Mais le soufflé sunnite devait un peu retomber dès le 17 mars, alors que 91% des buleltins avaient été recensés. À Kirkouk, l’Alliance kurde repassait devant la liste sunnite avec un avantage de 3 198 voix et cet écart devait s’accroitre au fur et à mesure que le dépouillement des votes progressait dans des districts à majorité kurde. De même, Al-Iraqiyya, qui avait dépassé le 17 mars l’État de droit de 9 000 voix, – ce qui avait incité Nouri Al-Maliki à réclamer un recomptage des voix en parlant de « fraude »– se faisait de nouveau battre par 40 000 voix en faveur de la liste chiite dès le lendemain.

Mais le 20 mars, Iyad Allawi dominait à nouveau avec un avantage infime de 8 000 voix. Par ailleurs, les réclamations et accusations de fraude se sont fait entendre de toutes parts, aussi bien de la part de Maliki contre son rival sunnite que des partis sunnites contre la liste du Premier ministre, ainsi que des Kurdes contre Allawi à Kirkouk, ce dernier leur renvoyant la politesse. Gorran, dont le score fut faible à Mossoul attaqua de même Al-Iraqiyya dans ce secteur, bien que ce soit surtout la liste Al-Hadhba qui semble devoir l’emporter.

Divers partis, kurdes comme arabes, accusèrent aussi l’étranger de manipulations et de fraudes : les USA, l’Iran, l’Arabie saoudite, etc. Finalement, devant les résultats très serrés entre Nouri Al-Maliki et Iyad Allawi, et sur l’insistance du Premier Ministre, il a été décidé de recompter les votes, au moins pour Bagdad, le 19 avril.
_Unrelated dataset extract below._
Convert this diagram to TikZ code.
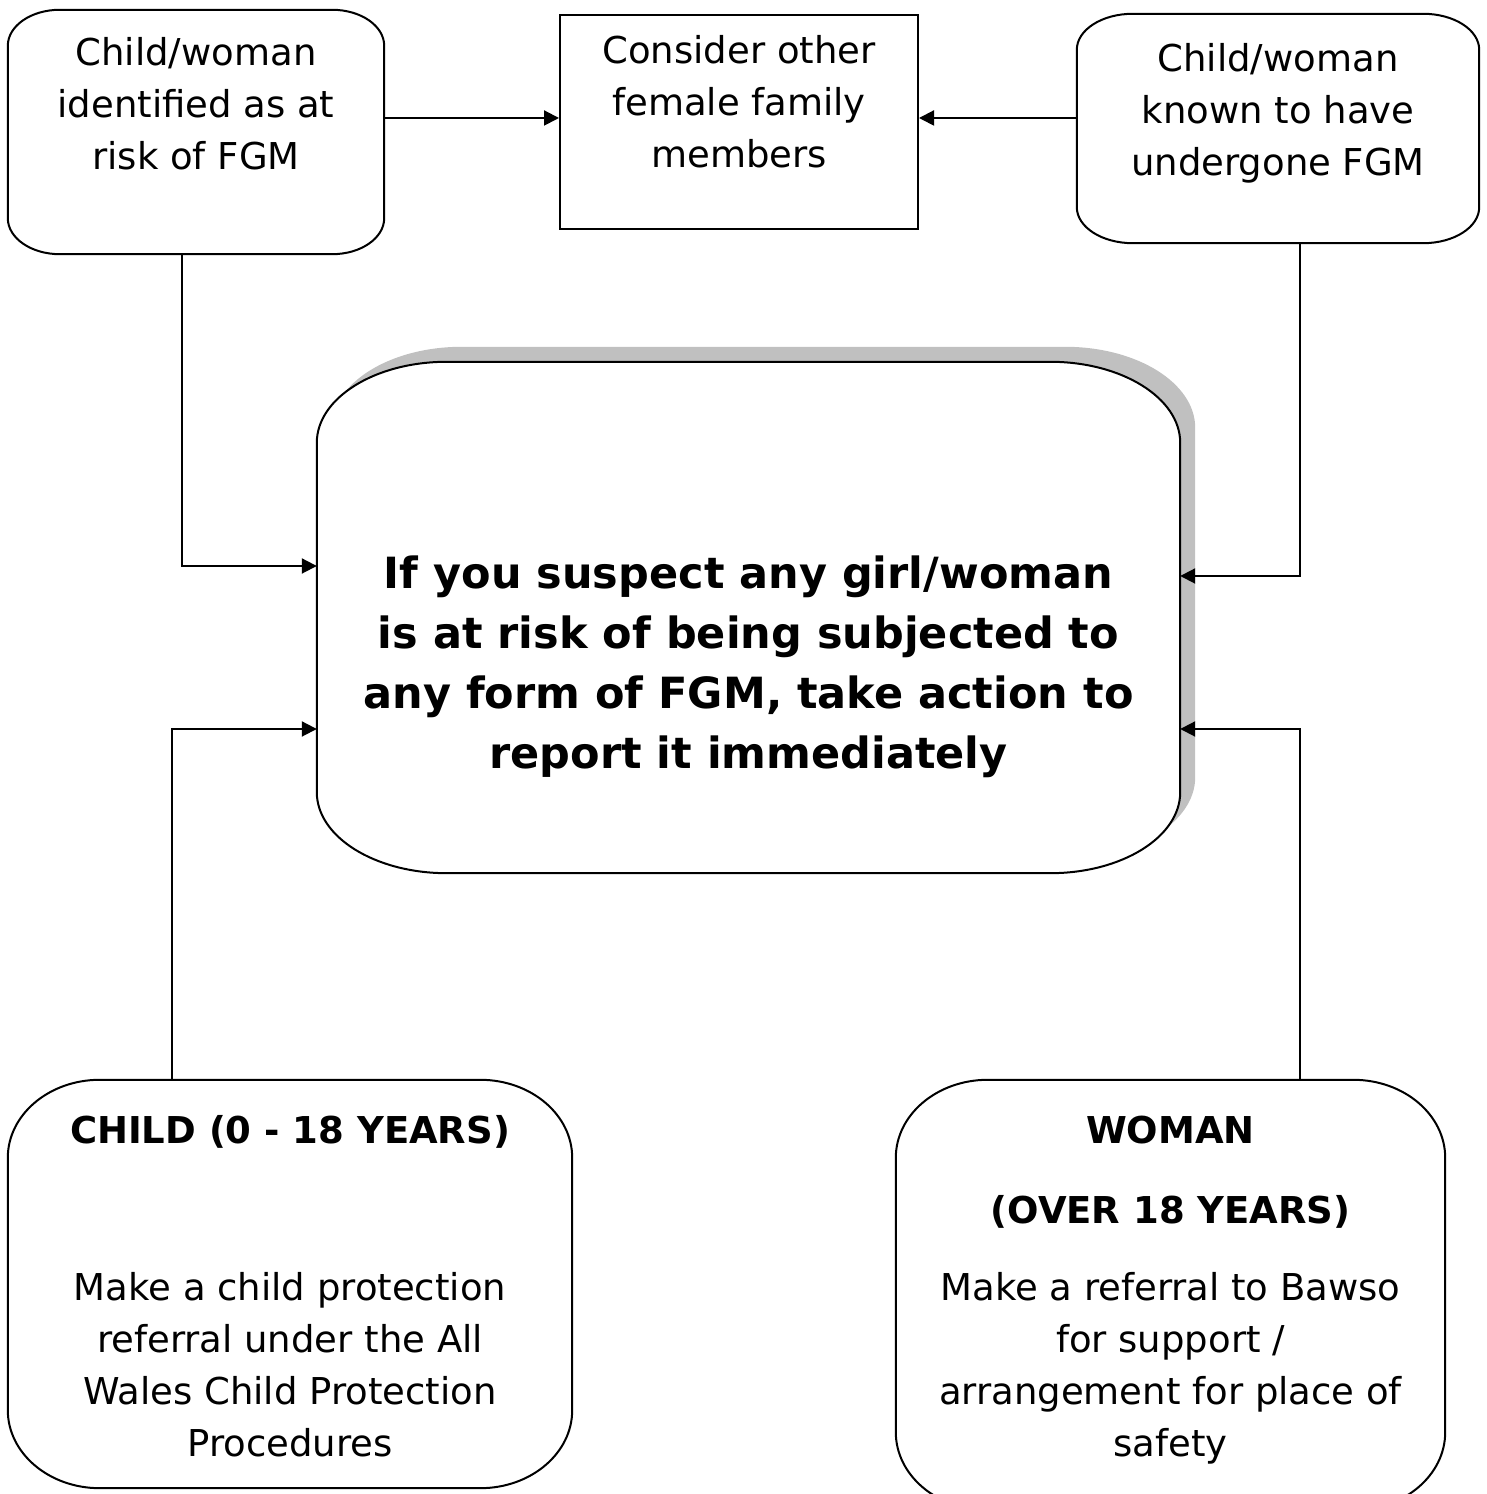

Le Parlement devant élire le Premier Ministre et le président, ces élections portaient aussi sur la gouvernance directe du pays. En toute logique, le poste de Premier Ministre doit revenir au vainqueur des législatives, mais Al-Iraqiyya et État de droit ayant fait un score quasi-identique, les chiites de l’Alliance nationale irakienne et surtout les Kurdes se trouvent donc une fois de plus dans la position de « faiseurs de rois ».